I am a first-generation Canadian, and this bill invites reflection on my own experience as a child of a Holocaust survivor, whose dad came to Canada with nothing more than the shirt on his back, a number tattooed on his arm, but most importantly, hope in his heart. For so many refugees who came to Canada, like the survivors of the Holocaust, the Vietnamese boat people, the persecuted Christians and Yazidis of northern Iraq and Syria, and so many others, each and every one of them had a right to turn their backs on humanity, yet they did not. They came to Canada in search of hope, hope for themselves, yes, but more importantly, hope for their children so that they would not be forced live under the yoke of oppression or persecution.
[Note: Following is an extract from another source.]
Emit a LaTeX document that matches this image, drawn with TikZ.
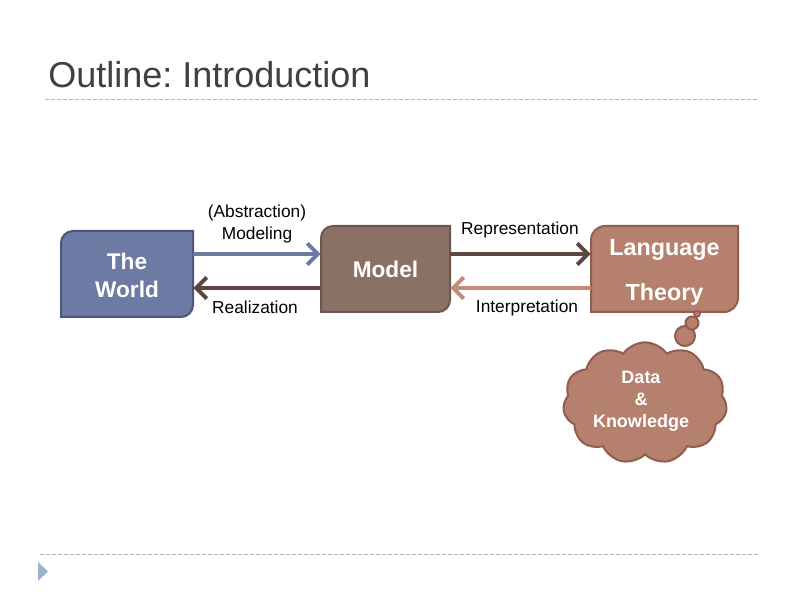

They came to Canada because Canada is a beacon of light in the world, a country that stands tall and strong, adhering to the values of freedom, democracy, human rights, and the rule of law.
The journey to freedom day act would offer an opportunity to reflect on our commitment to the very best of Canadian values. It would give us yet another reason to showcase Canada as the best country in the world to call home.
Today I ask for my colleagues' support to pass Bill S-219 and help us declare April 30 as journey to freedom day in this great country of Canada.